Hello,
If anyone's interested in the topic, I'm giving a brief lecture on neogeography at California College of the Arts in San Francisco tomorrow (Saturday, April 5) at 3pm. It's part of a larger symposium on visual culture hosted by the graduate program in Visual & Critical Studies.

More info and schedule here:
http://sites.cca.edu/currents/events/symposium.html

California College of the Arts Visual & Critical Studies Symposium
Saturday, April 5th
11:00 am - 4:00 pm (Reception to follow)
Timken Lecture Hall, San Francisco Campus
1111 Eighth Street, SF

Project overview here:
http://sites.cca.edu/gradthesisevents/visual_criticism/harrison_guinevere/1.html


NEOGEOGRAPHY: Mapping Our Place in the World
Guinevere Harrison

Digital mapping programs continue a cartographic legacy that has existed for centuries.
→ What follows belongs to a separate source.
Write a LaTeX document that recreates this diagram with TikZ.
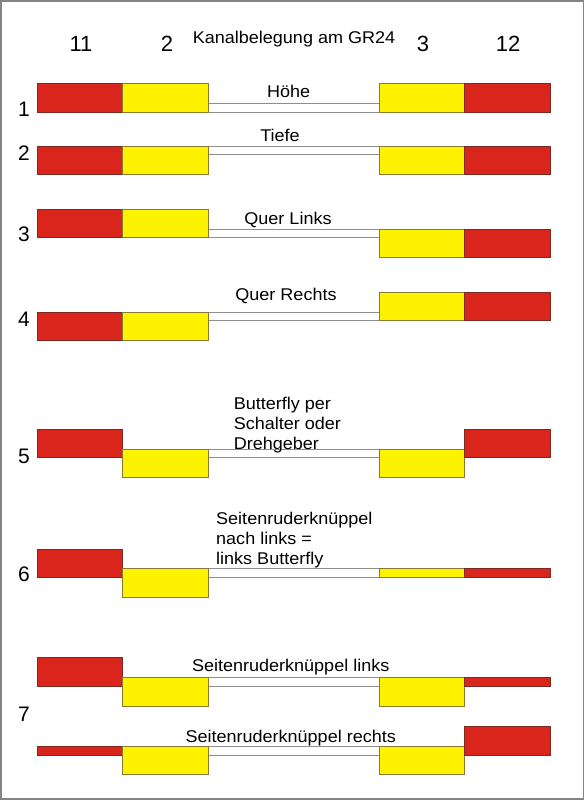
\documentclass[tikz,border=0pt]{standalone}
\usepackage{fontspec}
\setmainfont{Liberation Sans}
\newfontfamily\widefont[FakeStretch=1.06]{Liberation Sans}
\definecolor{boxred}{HTML}{DA251D}
\definecolor{boxyellow}{HTML}{FFF200}
\definecolor{redline}{HTML}{7A2A20}
\definecolor{yelline}{HTML}{8A7A30}
\definecolor{barline}{HTML}{8E8E8E}
\definecolor{framegray}{HTML}{858585}
\tikzset{
  redbox/.style={fill=boxred, draw=redline, line width=0.8pt},
  yelbox/.style={fill=boxyellow, draw=yelline, line width=0.8pt},
  barbox/.style={fill=white, draw=barline, line width=1pt},
  head/.style={font=\fontsize{22}{26}\selectfont, anchor=base, inner sep=0pt},
  title/.style={font=\widefont\fontsize{17}{20}\selectfont, anchor=base, inner sep=0pt},
  rownum/.style={font=\fontsize{21}{25}\selectfont, anchor=base, inner sep=0pt},
  lab/.style={font=\widefont\fontsize{17}{20}\selectfont, anchor=base, inner sep=0pt},
  labblock/.style={font=\widefont\fontsize{17}{20}\selectfont, anchor=north west, inner sep=0pt, align=left}
}
\begin{document}
\begin{tikzpicture}[x=1pt,y=-1pt]
\useasboundingbox (0,0) rectangle (586,800);
\fill[white] (0,0) rectangle (586,800);
\draw[framegray, line width=1.5pt] (1,1) rectangle (583.5,799);

% header
\node[head] (h11) at (81,52) {11};
\node[head] (h2) at (167,52) {2};
\node[title] (ttl) at (294,44) {Kanalbelegung am GR24};
\node[head] (h3) at (423,52) {3};
\node[head] (h12) at (508,52) {12};

% row numbers
\node[rownum] (n1) at (24,116.7) {1};
\node[rownum] (n2) at (24,160) {2};
\node[rownum] (n3) at (24,241.7) {3};
\node[rownum] (n4) at (24,326.7) {4};
\node[rownum] (n5) at (24,463) {5};
\node[rownum] (n6) at (24,581.7) {6};
\node[rownum] (n7) at (24,721.7) {7};

% row 1
\draw[barbox] (208,103.7) rectangle (379,112.3);
\draw[redbox] (37.3,83.7) rectangle (122.7,112.3);
\draw[yelbox] (122.7,83.7) rectangle (208,112.3);
\draw[yelbox] (379,83.7) rectangle (464,112.3);
\draw[redbox] (464,83.7) rectangle (550,112.3);
\node[lab] (l1) at (288.7,97.3) {Höhe};

% row 2
\draw[barbox] (208,146) rectangle (379,154.7);
\draw[redbox] (37.3,146) rectangle (122.7,174.7);
\draw[yelbox] (122.7,146) rectangle (208,174.7);
\draw[yelbox] (379,146) rectangle (464,174.7);
\draw[redbox] (464,146) rectangle (550,174.7);
\node[lab] (l2) at (280,141.7) {Tiefe};

% row 3
\draw[barbox] (208,229.3) rectangle (379,237.7);
\draw[redbox] (37.3,209.3) rectangle (122.7,237.7);
\draw[yelbox] (122.7,209.3) rectangle (208,237.7);
\draw[yelbox] (379,229.3) rectangle (464,257.7);
\draw[redbox] (464,229.3) rectangle (550,257.7);
\node[lab] (l3) at (288,224.3) {Quer Links};

% row 4
\draw[barbox] (208,312.3) rectangle (379,320.3);
\draw[redbox] (37.3,312.3) rectangle (122.7,340.7);
\draw[yelbox] (122.7,312.3) rectangle (208,340.7);
\draw[yelbox] (379,292.3) rectangle (464,320.3);
\draw[redbox] (464,292.3) rectangle (550,320.3);
\node[lab] (l4) at (286,300) {Quer Rechts};

% row 5
\draw[barbox] (208,449.3) rectangle (379,457.7);
\draw[redbox] (37.3,429.3) rectangle (122.7,457.7);
\draw[yelbox] (122.7,449.3) rectangle (208,477.3);
\draw[yelbox] (379,449.3) rectangle (464,477.3);
\draw[redbox] (464,429.3) rectangle (550,457.7);
\node[labblock] (l5) at (233.6,396.7) {Butterfly per\\Schalter oder\\Drehgeber};

% row 6
\draw[barbox] (208,568.7) rectangle (379,577);
\draw[redbox] (37.3,549) rectangle (122.7,577);
\draw[yelbox] (122.7,568.7) rectangle (208,597);
\draw[yelbox] (379,568.7) rectangle (464,577);
\draw[redbox] (464,568.7) rectangle (550,577);
\node[labblock] (l6) at (216,512.3) {Seitenruderknüppel\\nach links =\\links Butterfly};

% row 7a
\draw[barbox] (208,677.7) rectangle (379,686.3);
\draw[redbox] (37.3,657.7) rectangle (122.7,686.3);
\draw[yelbox] (122.7,677.7) rectangle (208,706);
\draw[yelbox] (379,677.7) rectangle (464,706);
\draw[redbox] (464,677.7) rectangle (550,686.3);
\node[lab] (l7a) at (290.7,671.7) {Seitenruderknüppel links};

% row 7b
\draw[barbox] (208,746.7) rectangle (379,755.3);
\draw[redbox] (37.3,746.7) rectangle (122.7,755.3);
\draw[yelbox] (122.7,746.7) rectangle (208,774.7);
\draw[yelbox] (379,746.7) rectangle (464,774.7);
\draw[redbox] (464,726.7) rectangle (550,755.3);
\node[lab] (l7b) at (290.7,742.3) {Seitenruderknüppel rechts};
\end{tikzpicture}
\end{document}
Embedded within this technology is the promise of the god’s-eye view, the projection of our human desire to reduce the complexity of life on the planet to manageable proportions. Yet the ability to see more of the earth does not mean that we necessarily know more about it. Spinning a virtual globe and gazing at satellite images, we become disembodied consumers of the landscape. The planet is reduced to digitized bits of information, a readymade spectacle for our viewing pleasure. We fly over the earth at high altitudes, thrilling in the illusion of control proffered by the view from above, but it's easy to lose oneself in this untethered perspective. The emptiness and abstraction of aerial photographs call for deeper levels of local validation in order to read them. We must rely heavily on context and experience to understand what these images reveal. Neogeography counters the universalizing distance of satellite vision and transforms the map into a medium for human interaction.